*INFORMATION PROVIDED:*
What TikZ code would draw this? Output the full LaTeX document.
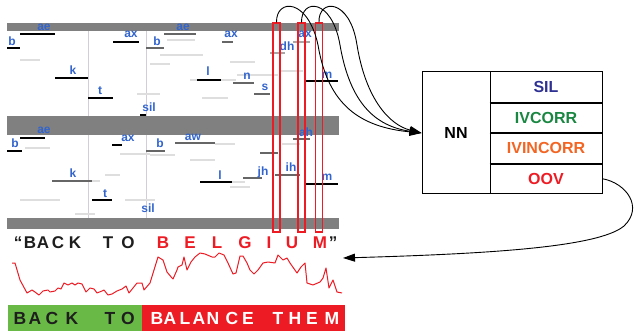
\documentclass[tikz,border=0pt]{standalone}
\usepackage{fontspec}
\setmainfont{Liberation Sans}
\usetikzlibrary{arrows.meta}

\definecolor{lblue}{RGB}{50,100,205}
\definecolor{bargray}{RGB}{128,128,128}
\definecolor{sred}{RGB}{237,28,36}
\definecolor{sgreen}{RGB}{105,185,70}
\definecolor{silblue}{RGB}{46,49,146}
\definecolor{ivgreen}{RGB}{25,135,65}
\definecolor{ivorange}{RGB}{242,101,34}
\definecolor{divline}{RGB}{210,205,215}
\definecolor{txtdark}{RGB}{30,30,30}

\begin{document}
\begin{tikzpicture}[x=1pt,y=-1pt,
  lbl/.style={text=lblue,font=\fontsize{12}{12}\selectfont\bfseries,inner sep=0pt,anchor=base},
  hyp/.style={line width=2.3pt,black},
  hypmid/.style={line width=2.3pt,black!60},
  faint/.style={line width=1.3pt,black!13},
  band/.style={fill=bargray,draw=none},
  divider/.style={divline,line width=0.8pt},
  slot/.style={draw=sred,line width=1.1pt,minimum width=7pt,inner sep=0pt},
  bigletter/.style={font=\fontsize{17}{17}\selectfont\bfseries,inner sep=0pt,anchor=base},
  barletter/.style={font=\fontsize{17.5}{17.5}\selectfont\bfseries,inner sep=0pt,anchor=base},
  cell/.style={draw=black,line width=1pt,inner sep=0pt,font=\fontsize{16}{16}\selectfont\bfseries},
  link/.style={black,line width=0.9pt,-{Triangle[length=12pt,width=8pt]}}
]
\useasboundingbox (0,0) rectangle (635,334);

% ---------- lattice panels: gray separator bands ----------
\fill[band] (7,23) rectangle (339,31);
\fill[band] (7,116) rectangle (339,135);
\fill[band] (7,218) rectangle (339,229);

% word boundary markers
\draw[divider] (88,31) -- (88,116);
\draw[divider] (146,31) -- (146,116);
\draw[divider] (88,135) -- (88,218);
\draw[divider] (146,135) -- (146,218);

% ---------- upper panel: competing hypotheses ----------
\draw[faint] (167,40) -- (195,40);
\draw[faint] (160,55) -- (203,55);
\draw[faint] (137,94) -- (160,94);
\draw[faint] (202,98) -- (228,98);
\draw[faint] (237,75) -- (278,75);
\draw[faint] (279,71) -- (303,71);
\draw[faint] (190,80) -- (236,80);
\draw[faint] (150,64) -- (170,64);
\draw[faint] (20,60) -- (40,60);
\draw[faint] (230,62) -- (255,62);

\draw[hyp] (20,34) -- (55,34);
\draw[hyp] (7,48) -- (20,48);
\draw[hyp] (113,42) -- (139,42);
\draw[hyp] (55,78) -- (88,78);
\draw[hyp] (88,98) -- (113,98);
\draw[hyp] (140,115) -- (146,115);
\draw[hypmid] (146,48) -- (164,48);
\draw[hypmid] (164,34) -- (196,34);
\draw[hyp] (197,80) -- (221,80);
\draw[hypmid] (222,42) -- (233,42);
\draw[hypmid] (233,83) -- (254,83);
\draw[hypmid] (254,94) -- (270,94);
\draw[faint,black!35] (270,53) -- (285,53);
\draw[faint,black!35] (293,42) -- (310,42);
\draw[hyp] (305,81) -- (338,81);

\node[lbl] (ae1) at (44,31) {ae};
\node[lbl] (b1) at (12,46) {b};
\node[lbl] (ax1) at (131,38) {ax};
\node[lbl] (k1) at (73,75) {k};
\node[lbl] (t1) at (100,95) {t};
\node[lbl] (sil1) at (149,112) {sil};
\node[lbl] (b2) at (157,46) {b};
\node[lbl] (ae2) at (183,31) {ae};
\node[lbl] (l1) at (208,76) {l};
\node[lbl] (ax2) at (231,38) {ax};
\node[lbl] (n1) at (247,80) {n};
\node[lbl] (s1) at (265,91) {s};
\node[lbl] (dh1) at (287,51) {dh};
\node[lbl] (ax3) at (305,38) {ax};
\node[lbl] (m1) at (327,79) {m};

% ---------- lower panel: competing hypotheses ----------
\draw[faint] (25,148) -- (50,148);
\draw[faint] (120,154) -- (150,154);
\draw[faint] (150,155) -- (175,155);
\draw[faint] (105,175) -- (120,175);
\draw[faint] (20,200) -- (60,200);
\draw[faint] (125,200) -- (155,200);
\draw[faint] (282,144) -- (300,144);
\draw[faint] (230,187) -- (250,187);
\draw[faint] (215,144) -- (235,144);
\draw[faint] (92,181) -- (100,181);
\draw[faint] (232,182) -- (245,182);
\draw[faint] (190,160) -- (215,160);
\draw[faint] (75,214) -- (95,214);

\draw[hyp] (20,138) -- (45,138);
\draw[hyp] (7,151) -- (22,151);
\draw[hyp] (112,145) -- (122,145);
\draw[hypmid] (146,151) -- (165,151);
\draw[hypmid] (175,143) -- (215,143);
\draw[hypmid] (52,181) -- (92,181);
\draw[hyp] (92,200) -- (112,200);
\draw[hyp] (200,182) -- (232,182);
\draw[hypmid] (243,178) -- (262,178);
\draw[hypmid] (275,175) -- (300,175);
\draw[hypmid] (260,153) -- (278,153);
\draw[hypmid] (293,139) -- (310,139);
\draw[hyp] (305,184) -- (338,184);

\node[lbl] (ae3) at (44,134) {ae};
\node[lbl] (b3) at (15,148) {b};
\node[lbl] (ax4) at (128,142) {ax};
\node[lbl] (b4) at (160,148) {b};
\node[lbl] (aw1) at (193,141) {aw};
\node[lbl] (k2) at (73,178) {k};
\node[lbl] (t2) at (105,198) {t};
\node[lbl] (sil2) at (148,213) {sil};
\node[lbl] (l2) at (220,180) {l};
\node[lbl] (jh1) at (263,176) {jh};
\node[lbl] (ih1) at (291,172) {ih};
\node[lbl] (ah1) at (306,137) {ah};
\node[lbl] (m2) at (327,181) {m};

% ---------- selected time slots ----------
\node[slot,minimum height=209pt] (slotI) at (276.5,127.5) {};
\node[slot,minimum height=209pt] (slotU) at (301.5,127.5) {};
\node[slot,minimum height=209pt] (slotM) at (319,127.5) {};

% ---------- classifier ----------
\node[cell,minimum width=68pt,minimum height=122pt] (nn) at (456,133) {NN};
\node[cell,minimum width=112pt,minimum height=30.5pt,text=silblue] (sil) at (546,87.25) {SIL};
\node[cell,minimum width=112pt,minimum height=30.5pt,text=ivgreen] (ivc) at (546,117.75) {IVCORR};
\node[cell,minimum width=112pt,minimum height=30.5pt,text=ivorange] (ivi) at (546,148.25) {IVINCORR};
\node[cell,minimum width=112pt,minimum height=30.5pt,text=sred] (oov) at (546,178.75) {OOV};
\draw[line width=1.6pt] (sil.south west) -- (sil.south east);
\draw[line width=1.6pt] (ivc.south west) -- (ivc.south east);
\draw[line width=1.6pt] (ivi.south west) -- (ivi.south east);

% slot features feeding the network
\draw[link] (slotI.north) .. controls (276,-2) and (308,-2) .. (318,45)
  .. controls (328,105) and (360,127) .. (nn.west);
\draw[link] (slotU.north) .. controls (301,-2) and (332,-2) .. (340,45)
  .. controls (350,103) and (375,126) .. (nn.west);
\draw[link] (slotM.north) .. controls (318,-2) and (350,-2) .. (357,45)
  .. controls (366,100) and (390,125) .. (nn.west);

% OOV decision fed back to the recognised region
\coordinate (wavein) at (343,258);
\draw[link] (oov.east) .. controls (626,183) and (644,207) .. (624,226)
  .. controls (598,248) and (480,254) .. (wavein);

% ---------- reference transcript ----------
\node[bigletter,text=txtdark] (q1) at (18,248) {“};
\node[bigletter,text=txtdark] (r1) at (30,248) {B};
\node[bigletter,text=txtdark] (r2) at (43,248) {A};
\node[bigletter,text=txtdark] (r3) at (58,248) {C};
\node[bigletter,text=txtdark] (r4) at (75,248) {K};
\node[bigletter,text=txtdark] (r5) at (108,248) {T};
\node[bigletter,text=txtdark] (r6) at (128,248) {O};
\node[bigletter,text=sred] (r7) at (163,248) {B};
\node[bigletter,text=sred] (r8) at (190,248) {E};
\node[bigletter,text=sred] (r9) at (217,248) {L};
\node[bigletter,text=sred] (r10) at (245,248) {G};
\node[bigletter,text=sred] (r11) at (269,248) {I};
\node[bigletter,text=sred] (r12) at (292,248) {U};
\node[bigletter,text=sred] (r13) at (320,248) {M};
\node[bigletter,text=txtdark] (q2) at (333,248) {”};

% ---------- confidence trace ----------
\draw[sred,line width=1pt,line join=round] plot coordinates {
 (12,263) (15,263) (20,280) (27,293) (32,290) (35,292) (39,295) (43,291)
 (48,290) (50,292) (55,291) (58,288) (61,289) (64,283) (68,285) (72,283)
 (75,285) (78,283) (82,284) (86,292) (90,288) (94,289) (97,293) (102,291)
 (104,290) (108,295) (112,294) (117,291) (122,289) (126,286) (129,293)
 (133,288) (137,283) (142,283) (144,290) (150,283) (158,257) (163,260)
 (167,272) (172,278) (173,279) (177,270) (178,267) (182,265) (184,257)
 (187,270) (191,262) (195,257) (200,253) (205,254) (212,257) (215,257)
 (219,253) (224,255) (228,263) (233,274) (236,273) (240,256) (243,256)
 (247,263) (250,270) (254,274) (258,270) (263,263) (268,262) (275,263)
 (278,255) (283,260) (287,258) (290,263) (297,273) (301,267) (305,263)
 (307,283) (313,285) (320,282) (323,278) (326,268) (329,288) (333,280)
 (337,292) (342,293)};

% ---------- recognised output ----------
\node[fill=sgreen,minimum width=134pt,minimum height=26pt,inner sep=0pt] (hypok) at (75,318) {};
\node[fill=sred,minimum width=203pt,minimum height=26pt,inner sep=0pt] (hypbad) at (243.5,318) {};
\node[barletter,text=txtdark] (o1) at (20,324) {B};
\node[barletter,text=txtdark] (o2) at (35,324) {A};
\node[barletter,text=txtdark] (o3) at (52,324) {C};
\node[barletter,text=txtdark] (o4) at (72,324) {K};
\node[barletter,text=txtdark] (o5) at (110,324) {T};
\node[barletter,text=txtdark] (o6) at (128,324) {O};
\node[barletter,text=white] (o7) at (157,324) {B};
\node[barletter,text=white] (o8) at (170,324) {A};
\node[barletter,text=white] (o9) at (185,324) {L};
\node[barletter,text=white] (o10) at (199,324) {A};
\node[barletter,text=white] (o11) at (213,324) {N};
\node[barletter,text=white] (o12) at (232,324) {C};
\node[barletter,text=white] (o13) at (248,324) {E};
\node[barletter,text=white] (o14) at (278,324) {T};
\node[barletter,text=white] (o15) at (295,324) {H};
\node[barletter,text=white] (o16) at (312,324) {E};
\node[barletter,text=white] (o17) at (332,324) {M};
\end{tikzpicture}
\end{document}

*JOB:*
From the first line of the material down to the line containing "(7,218) rectangle (339,229);", inclusive, return each line exactly, skipping any picture.

*FINAL RESULT:*
What TikZ code would draw this? Output the full LaTeX document.
\documentclass[tikz,border=0pt]{standalone}
\usepackage{fontspec}
\setmainfont{Liberation Sans}
\usetikzlibrary{arrows.meta}

\definecolor{lblue}{RGB}{50,100,205}
\definecolor{bargray}{RGB}{128,128,128}
\definecolor{sred}{RGB}{237,28,36}
\definecolor{sgreen}{RGB}{105,185,70}
\definecolor{silblue}{RGB}{46,49,146}
\definecolor{ivgreen}{RGB}{25,135,65}
\definecolor{ivorange}{RGB}{242,101,34}
\definecolor{divline}{RGB}{210,205,215}
\definecolor{txtdark}{RGB}{30,30,30}

\begin{document}
\begin{tikzpicture}[x=1pt,y=-1pt,
  lbl/.style={text=lblue,font=\fontsize{12}{12}\selectfont\bfseries,inner sep=0pt,anchor=base},
  hyp/.style={line width=2.3pt,black},
  hypmid/.style={line width=2.3pt,black!60},
  faint/.style={line width=1.3pt,black!13},
  band/.style={fill=bargray,draw=none},
  divider/.style={divline,line width=0.8pt},
  slot/.style={draw=sred,line width=1.1pt,minimum width=7pt,inner sep=0pt},
  bigletter/.style={font=\fontsize{17}{17}\selectfont\bfseries,inner sep=0pt,anchor=base},
  barletter/.style={font=\fontsize{17.5}{17.5}\selectfont\bfseries,inner sep=0pt,anchor=base},
  cell/.style={draw=black,line width=1pt,inner sep=0pt,font=\fontsize{16}{16}\selectfont\bfseries},
  link/.style={black,line width=0.9pt,-{Triangle[length=12pt,width=8pt]}}
]
\useasboundingbox (0,0) rectangle (635,334);

% ---------- lattice panels: gray separator bands ----------
\fill[band] (7,23) rectangle (339,31);
\fill[band] (7,116) rectangle (339,135);
\fill[band] (7,218) rectangle (339,229);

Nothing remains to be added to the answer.